Standing tall among sporting giants

Excercise physiology professor Vicki Harber named to CAAWS' list of most influential women in sport in Canada

Jane Hurly - 18 January 2013

There's nothing more rewarding for University of Alberta professor Vicki Harber than spreading the word about the importance of girls' and women's participation in sport and physical activity for their well-being, or helping coaches understand what the young female athlete needs for healthy development, and promoting physical literacy so every child learns the fundamental skills they need to play and enjoy sport for life.

This week Harber's lifetime contribution to the field as an academic and an athlete was honoured - for the second consecutive year - by the Canadian Association for the Advancement of Women and Sport and Physical Activity (CAAWS) which named her in its top twenty Most Influential Women in Sport list.
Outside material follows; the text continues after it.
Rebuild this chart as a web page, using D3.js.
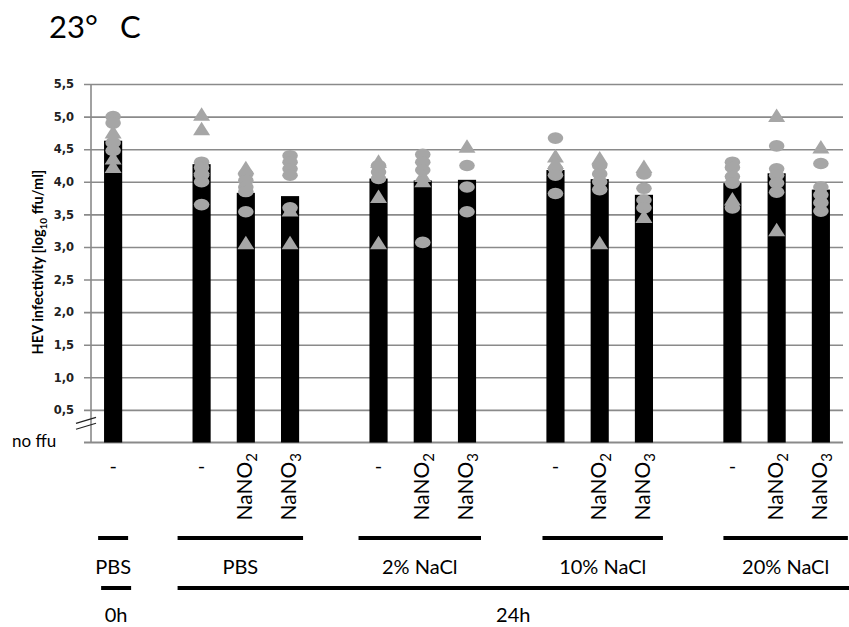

I was surprised initially," said Harber, when informed about the recognition, "but also very grateful because CAAWS is such a strong organization and agency. Their support and backing enables me to do the things I'm passionate about - getting the message out about sport and physical activity for girls and women and sharing it with organizations that find what I have to say beneficial."
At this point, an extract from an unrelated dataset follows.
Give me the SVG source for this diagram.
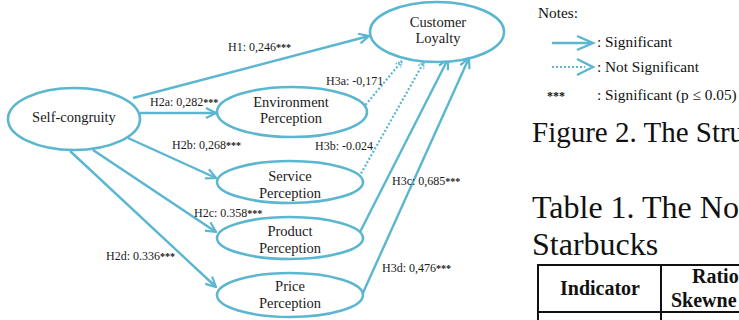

Harber, an exercise physiologist, and former Olympian in rowing, is one of the leading academic voices with Canadian Sport for Life (CS4L) a body seeking to improve the quality of sport and physical activity. Her paper for the organization, "The Female Athlete Perspective," has been dramatically changing the way parents, coaches and physical education teachers think about girls' healthy development as athletes. It's this opportunity at the peak of her academic career to share her knowledge broadly through CS4L that's exciting to Harber and, in many ways, the perfect junction of an academic career devoted to the study of female athlete and a lifelong love of sport.

"I feel as though I've lived this journey all my life. Being physically active was as natural as breathing. I have been competitive, sport-minded, and driven by sport my whole life," she said. "That accounts for the choices in my academic direction. I've also walked the road of an elite athlete and participated in the Olympics. Paralleling that with my graduate studies - investigating the female athlete's physiology - when I became a member of the CS4L group it was as if I finally knew what I wanted to do when I grew up! I have always been passionate about sharing my academic experiences: the evidence, the literature and being able to parlay that into tangible, meaningful messages for people that can benefit from them."
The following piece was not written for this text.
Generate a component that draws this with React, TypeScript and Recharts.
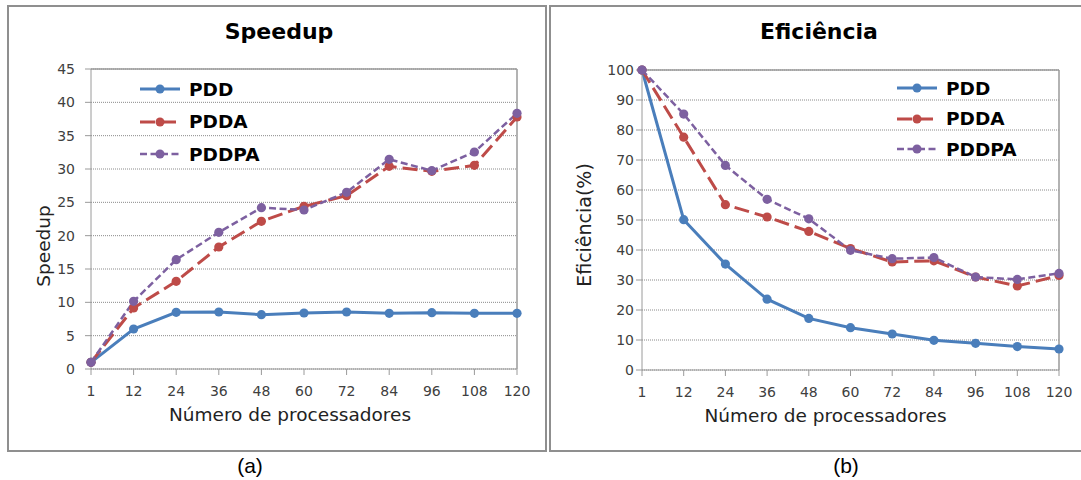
import React from "react";
import {
  LineChart,
  Line,
  XAxis,
  YAxis,
  CartesianGrid,
  ReferenceLine,
  Legend,
} from "recharts";

// categorias do eixo x (número de processadores)
const procs = ["1", "12", "24", "36", "48", "60", "72", "84", "96", "108", "120"];

// Speedup
const speedupPDD = [1, 6.0, 8.5, 8.55, 8.15, 8.4, 8.55, 8.35, 8.45, 8.35, 8.35];
const speedupPDDA = [1, 9.15, 13.15, 18.3, 22.15, 24.4, 26.0, 30.4, 29.65, 30.55, 37.8];
const speedupPDDPA = [1, 10.15, 16.4, 20.5, 24.2, 23.85, 26.5, 31.45, 29.75, 32.55, 38.35];

// Eficiência (%)
const efPDD = [100, 50.1, 35.3, 23.6, 17.2, 14.1, 12.0, 9.9, 8.9, 7.8, 7.0];
const efPDDA = [100, 77.6, 55.1, 51.0, 46.2, 40.5, 36.0, 36.4, 31.0, 28.0, 31.5];
const efPDDPA = [100, 85.3, 68.2, 56.9, 50.4, 39.9, 37.1, 37.5, 31.0, 30.2, 32.2];

const speedupTicks = [0, 5, 10, 15, 20, 25, 30, 35, 40, 45];
const efTicks = [0, 10, 20, 30, 40, 50, 60, 70, 80, 90, 100];

const series = [
  { key: "PDD", color: "#4A7EBB", dash: undefined as string | undefined, width: 3 },
  { key: "PDDA", color: "#BE4B48", dash: "15 6", width: 3 },
  { key: "PDDPA", color: "#7D60A0", dash: "7 3.5", width: 2.5 },
];

const buildRows = (a: number[], b: number[], c: number[]) =>
  procs.map((p, i) => ({ procs: p, PDD: a[i], PDDA: b[i], PDDPA: c[i] }));

const speedupRows = buildRows(speedupPDD, speedupPDDA, speedupPDDPA);
const efRows = buildRows(efPDD, efPDDA, efPDDPA);

const AXIS = "#9a9a9a";
const FONT = "'DejaVu Sans', Verdana, sans-serif";

function LegendBox({ rowH }: { rowH: number }) {
  return (
    <div style={{ fontFamily: FONT }}>
      {series.map((s) => (
        <div
          key={s.key}
          style={{ display: "flex", alignItems: "center", height: rowH }}
        >
          <svg width={40} height={14}>
            <line
              x1={0}
              y1={7}
              x2={40}
              y2={7}
              stroke={s.color}
              strokeWidth={s.width}
              strokeDasharray={s.dash}
            />
            <circle cx={20} cy={7} r={4.5} fill={s.color} />
          </svg>
          <span
            style={{
              marginLeft: 9,
              fontWeight: "bold",
              fontSize: 18.5,
              color: "#000",
            }}
          >
            {s.key}
          </span>
        </div>
      ))}
    </div>
  );
}

type PanelProps = {
  left: number;
  width: number;
  frameRight: number;
  title: string;
  titleX: number;
  yTitle: string;
  yTitleX: number;
  yTitleY: number;
  yTitleSize: number;
  rows: typeof speedupRows;
  ticks: number[];
  yMax: number;
  margin: { top: number; right: number; left: number; bottom: number };
  yWidth: number;
  yTickMargin: number;
  xTitleDx: number;
  legendLeft: number;
  legendRowH: number;
};

function Panel(p: PanelProps) {
  return (
    <div
      style={{
        position: "absolute",
        left: p.left,
        top: 5,
        width: p.width,
        height: 447,
        fontFamily: FONT,
      }}
    >
      <LineChart width={p.width} height={447} data={p.rows} margin={p.margin}>
        <CartesianGrid
          vertical={false}
          stroke="#8a8a8a"
          strokeDasharray="1 1"
        />
        <XAxis
          dataKey="procs"
          interval={0}
          height={56}
          tickSize={6}
          tickMargin={11}
          axisLine={{ stroke: AXIS }}
          tickLine={{ stroke: AXIS }}
          tick={{ fill: "#404040", fontSize: 14 }}
          label={{
            value: "Número de processadores",
            position: "insideBottom",
            offset: 4,
            dx: p.xTitleDx,
            fill: "#222",
            fontSize: 18.5,
          }}
        />
        <YAxis
          type="number"
          domain={[0, p.yMax]}
          ticks={p.ticks}
          interval={0}
          width={p.yWidth}
          tickSize={6}
          tickMargin={p.yTickMargin}
          axisLine={{ stroke: AXIS }}
          tickLine={{ stroke: AXIS }}
          tick={{ fill: "#404040", fontSize: 14 }}
        />
        <ReferenceLine y={p.yMax} stroke={AXIS} strokeWidth={1.5} />
        <ReferenceLine x="120" stroke={AXIS} strokeWidth={1.5} />
        <Legend
          layout="vertical"
          align="center"
          verticalAlign="middle"
          wrapperStyle={{ left: p.legendLeft, top: 68, width: 160 }}
          content={() => <LegendBox rowH={p.legendRowH} />}
        />
        {series.map((s) => (
          <Line
            key={s.key}
            type="linear"
            dataKey={s.key}
            name={s.key}
            stroke={s.color}
            strokeWidth={s.width}
            strokeDasharray={s.dash}
            dot={{ r: 4.6, fill: s.color, stroke: "none", strokeDasharray: "none" }}
            activeDot={false}
            isAnimationActive={false}
          />
        ))}
      </LineChart>

      {/* título do gráfico */}
      <div
        style={{
          position: "absolute",
          left: p.titleX,
          top: 16,
          transform: "translateX(-50%)",
          fontSize: 22,
          lineHeight: "22px",
          fontWeight: "bold",
          whiteSpace: "nowrap",
          color: "#000",
        }}
      >
        {p.title}
      </div>

      {/* título do eixo y */}
      <div
        style={{
          position: "absolute",
          left: p.yTitleX,
          top: p.yTitleY,
          transform: "translate(-50%, -50%) rotate(-90deg)",
          fontSize: p.yTitleSize,
          lineHeight: 1,
          whiteSpace: "nowrap",
          color: "#222",
        }}
      >
        {p.yTitle}
      </div>

      {/* moldura */}
      <div
        style={{
          position: "absolute",
          left: 0,
          top: 0,
          bottom: 0,
          right: p.frameRight,
          border: "2px solid #8f8f8f",
          boxSizing: "border-box",
          pointerEvents: "none",
        }}
      />
    </div>
  );
}

const captionStyle: React.CSSProperties = {
  position: "absolute",
  top: 455,
  transform: "translateX(-50%)",
  fontFamily: "'Liberation Sans', Arial, sans-serif",
  fontSize: 21,
  lineHeight: "21px",
  color: "#000",
};

export default function App() {
  return (
    <div
      style={{
        position: "absolute",
        left: 0,
        top: 0,
        width: 1081,
        height: 480,
        background: "#fff",
        overflow: "hidden",
      }}
    >
      <Panel
        left={7}
        width={540}
        frameRight={0}
        title="Speedup"
        titleX={272}
        yTitle="Speedup"
        yTitleX={37}
        yTitleY={241}
        yTitleSize={18.5}
        rows={speedupRows}
        ticks={speedupTicks}
        yMax={45}
        margin={{ top: 64, right: 30, left: 34, bottom: 27 }}
        yWidth={50}
        yTickMargin={10}
        xTitleDx={-14}
        legendLeft={133}
        legendRowH={32.5}
      />
      <Panel
        left={549}
        width={533}
        frameRight={-12}
        title="Eficiência"
        titleX={270}
        yTitle="Eficiência(%)"
        yTitleX={35}
        yTitleY={220}
        yTitleSize={19}
        rows={efRows}
        ticks={efTicks}
        yMax={100}
        margin={{ top: 65, right: 23, left: 33, bottom: 26 }}
        yWidth={60}
        yTickMargin={2}
        xTitleDx={-25}
        legendLeft={348}
        legendRowH={30.5}
      />
      <div style={{ ...captionStyle, left: 250 }}>(a)</div>
      <div style={{ ...captionStyle, left: 846 }}>(b)</div>
    </div>
  );
}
While there is more respect and understanding of female athletes' participation in sport, change, she notes can be slow and complex. "People still marvel that the first women's Olympic marathon was in 1984! But I feel confident that we're moving in the right direction. I think many of the obstacles that are in the way of girls and women participating in sport and physical activity are really obstacles for all. If we can work hard at removing those it might make it easier or improve the atmosphere in which girls and women compete."